Stigma means a mark or sign of shame, disgrace or disapproval, of being shunned or rejected by others.
It happens when people are embarrassed or unwilling to talk openly about their condition because they perceive it to be different or weird. Some degree of stigma is usually associated with mental illness. For centuries mental illness has been seen as shameful dangerous, unpleasant, embarrassing, weak, incurable – something to be hidden away.
The stigma surrounding mental illness is so strong that it places a wall of silence, ignorance and fear around this issue. These attitudes have caused untold misery. It is damaging not only to the person with the illness, but also to their families, their friends and the community.
Stigma towards people with mental illness has detrimental effects on their ability to obtain services, their recovery, the type of treatment and support their receive, as well as their acceptance in the workplace. Is it surprising that less than one-third of sufferers ever seek treatment?
Medical science has made incredible progress over the last century in helping us to understand, treat and eliminate the causes of many diseases including mental illnesses. However, even at the leading brain research centers, no one fully understands how the brain works or why it malfunctions. Hence, fear of the unknown is a factor.
It is sometimes easy to forget that our brain, like all of our other organs, is vulnerable to disease. People with mental illnesses often exhibit many types of behaviors such as extreme sadness and irritability, and in more severe cases, they may also suffer from hallucinations and total withdrawal. The symptoms of their physical disorder are behavioral dysfunction. Instead of receiving compassion and acceptance, people with mental illnesses may experience hostility, discrimination, and stigma.
In his 1999 breakthrough report, Surgeon General Dr. David Satcher noted, “There is likely no simple or single panacea to eliminate the stigma associated with mental illness. Stigma was expected to abate with increased knowledge of mental illness, but just the opposite occurred: stigma in some ways intensified over the past 40 years even though understanding improved”.

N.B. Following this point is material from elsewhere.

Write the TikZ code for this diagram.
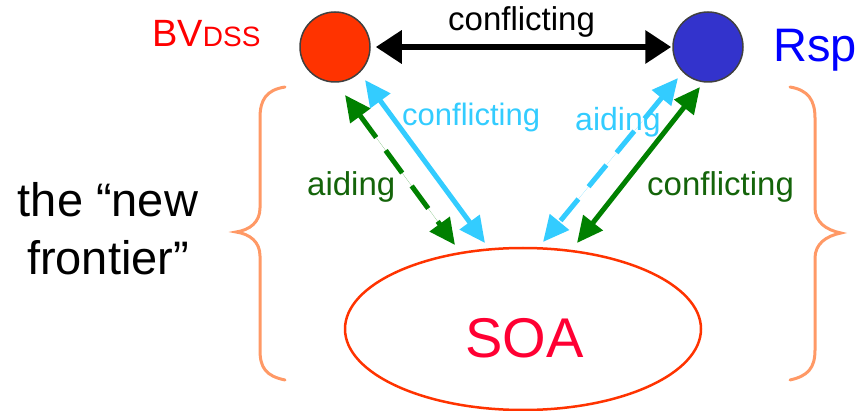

So why is stigma so strong despite better public understanding of mental illness and brain disorders. The report finds the answer appears to be fear of violence: people with mental illness are perceived to be more violent than in the past. Are people with mental illnesses truly more violent? In fact, there is very little risk of violence or harm to a stranger from casual contact with an individual who has a mental disorder.
The report notes, “Because most people should have little reason to fear violence from those with mental illness, even in its most severe forms, why is fear of violence so entrenched? Most speculations focus on media coverage and deinstitutionalization. One series of surveys found that selective media reporting reinforced the public’s stereotypes linking violence and mental illness and encouraged people to distance themselves from those with mental disorders”.
The media also offers our best hope for eradicating stigma because of its power to educate and influence public opinion. Recommended approaches to stigma reduction involve programs of advocacy, public education, and contact with persons with mental illness through schools and other organizations. MIRA offers programs for schools, organizations and businesses to discuss these issues with individuals who have been successfully treated for mental illnesses. Please check out our Awareness section for more information on these programs.
It is MIRA’s fundamental mission to erase the stigma of mental illness through awareness, understanding and research.